The similarity graph construction code is written in C++, in the src/cpp/ directory. There is then a python wrapper around this C++ code. To compile the code, follow the instructions below. It is recommended to use a Python conda environment, as this is the easiest way to install the project dependencies.

Install the C++ dependencies

The C++ code requires the following libraries to be installed.

Eigen
Spectra

You should refer to their documentation for installation instructions, although the following should work on a standard linux system.

# Create a directory to work in
mkdir libraries
cd libraries

# Install Eigen
wget https://gitlab.com/libeigen/eigen/-/archive/3.4.0/eigen-3.4.0.tar.gz
tar xzvf eigen-3.4.0.tar.gz
cd eigen-3.4.0
mkdir build_dir
cd build_dir
cmake ..
sudo make install
cd ../..

# Install Spectra
wget https://github.com/yixuan/spectra/archive/v1.0.1.tar.gz
tar xzvf v1.0.1.tar.gz
cd spectra-1.0.1
mkdir build_dir
cd build_dir
cmake ..
sudo make install
cd ../..

Compile the C++ Python extension

First, create a new conda envorinment.

conda create --name my-env
conda activate my-env

Then, in the root directory (the one containing this README file), run the following commands:

pip install -r requirements.txt
python setup.py build_ext --inplace

This will compile the C++ code and create an extension file which can be imported by the Python code.

Install the FAISS library

We compare our algorithm against the approximate nearest neighbour graphs constructed with the FAISS library. Install FAISS with conda.

conda install -c pytorch faiss-cpu

Running the experiments

There are three experiments reported in the paper.

Clustering comparison

To run the experiments for and create a figure like Figure 1, run the sklearn_examples.py script:

python3 fsg/sklearn_examples.py

Note that there is a parameter at the top of the script which allows you to select the number of data points to generate in each dataset.

Two moons experiment

To run the experiment for comparing the algorithms' running time on the two moons dataset, run the following conda command.

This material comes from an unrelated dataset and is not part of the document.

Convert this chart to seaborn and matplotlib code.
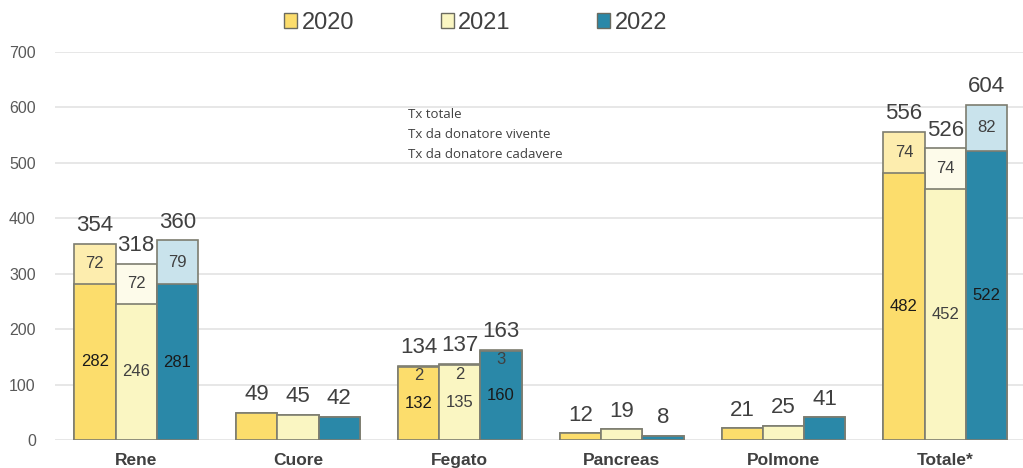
import numpy as np
import pandas as pd
import matplotlib
matplotlib.use('Agg')
import matplotlib.pyplot as plt
import seaborn as sns
from matplotlib.patches import Patch

# =====================
# DATA
# =====================
organi = ['Rene', 'Cuore', 'Fegato', 'Pancreas', 'Polmone', 'Totale*']
anni = ['2020', '2021', '2022']

tot_2020 = [354, 49, 134, 12, 21, 556]
tot_2021 = [318, 45, 137, 19, 25, 526]
tot_2022 = [360, 42, 163, 8, 41, 604]

viv_2020 = [72, 0, 2, 0, 0, 74]
viv_2021 = [72, 0, 2, 0, 0, 74]
viv_2022 = [79, 0, 3, 0, 0, 82]

cad_2020 = [282, 49, 132, 12, 21, 482]
cad_2021 = [246, 45, 135, 19, 25, 452]
cad_2022 = [281, 42, 160, 8, 41, 522]

note_righe = ['Tx totale', 'Tx da donatore vivente', 'Tx da donatore cadavere']

# colori: parte cadavere (sotto) e vivente (sopra)
col_cad = ['#FCDD6C', '#FAF6C2', '#2A88A8']
col_viv = ['#FDEDAE', '#FDFBEA', '#C9E3EC']

rows = []
for anno, tt, vv, cc in zip(anni, [tot_2020, tot_2021, tot_2022],
                             [viv_2020, viv_2021, viv_2022],
                             [cad_2020, cad_2021, cad_2022]):
    for org, t, v, c in zip(organi, tt, vv, cc):
        rows.append({'organo': org, 'anno': anno, 'totale': t, 'vivente': v, 'cadavere': c})
df = pd.DataFrame(rows)

# =====================
# GRAFICO
# =====================
sns.set_style('white')
plt.rcParams['font.family'] = ['Liberation Sans', 'DejaVu Sans']

fig = plt.figure(figsize=(10.23, 4.68), dpi=100)
ax = fig.add_axes([0.054, 0.0598, 0.946, 0.829])

W = 0.765
# totale (colore vivente) sotto, poi cadavere sopra -> barra impilata
sns.barplot(data=df, x='organo', y='totale', hue='anno', palette=col_viv,
            width=W, gap=0, saturation=1, edgecolor='#7d7d70', linewidth=1.2,
            legend=False, ax=ax)
sns.barplot(data=df, x='organo', y='cadavere', hue='anno', palette=col_cad,
            width=W, gap=0, saturation=1, edgecolor='#7d7d70', linewidth=1.2,
            legend=False, ax=ax)

ax.set_xlim(-0.5, 5.48)
ax.set_ylim(0, 700)
ax.set_yticks(range(0, 701, 100))
ax.yaxis.grid(True, color='#e3e3e3', linewidth=1.2)
ax.set_axisbelow(True)
for s in ax.spines.values():
    s.set_visible(False)
ax.set_xlabel('')
ax.set_ylabel('')
ax.tick_params(axis='y', length=0, labelsize=11.5, labelcolor='#595959', pad=14)
ax.tick_params(axis='x', length=0, labelsize=12.5, labelcolor='#404040', pad=9)
for lab in ax.get_xticklabels():
    lab.set_fontweight('bold')

# etichette
bw = W / 3
for i, anno in enumerate(anni):
    sub = df[df['anno'] == anno].reset_index(drop=True)
    for j, r in sub.iterrows():
        x = j - W / 2 + bw * (i + 0.5)
        ax.text(x, r['totale'] + 14, str(r['totale']), ha='center', va='bottom',
                fontsize=16, color='#404040')
        if r['vivente'] > 0:
            ax.text(x, r['cadavere'] / 2, str(r['cadavere']), ha='center', va='center',
                    fontsize=12, color='#1a1a1a' if i != 1 else '#404040')
            ax.text(x, r['cadavere'] + r['vivente'] / 2 - (17 if r['vivente'] < 10 else 0),
                    str(r['vivente']), ha='center', va='center',
                    fontsize=12, color='#404040')

# nota testuale
for k, riga in enumerate(note_righe):
    fig.text(408 / 1023, 1 - (115 + 19.5 * k) / 468, riga, fontsize=9.5,
             color='#404040', family=['Open Sans', 'DejaVu Sans'], va='center')

# legenda
handles = [Patch(facecolor=c, edgecolor='#6b6b60', linewidth=1) for c in col_cad]
fig.legend(handles, anni, loc='center', bbox_to_anchor=(0.465, 0.951), ncol=3,
           frameon=False, fontsize=17, handlelength=0.55, handleheight=0.55,
           handletextpad=0.2, columnspacing=3.65, labelcolor='#404040')

fig.savefig('out.png', dpi=100)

conda run --no-capture-output python main.py run moons

Then, to create the figures as reproduced in the paper, run the following.

conda run --no-capture-output python main.py plot moons

BSDS experiment

To run the experiment for comparing the algorithms' performance on the image segmentation task, first ensure that the BSDS data is extracted in the data directory.

Then, run the following conda command.

conda run --no-capture-output python main.py run bsds

Note that the full BSDS experiment takes a long time to run. You can also run the experiment on a single image ID with

conda run --no-capture-output python main.py run bsds --id {id}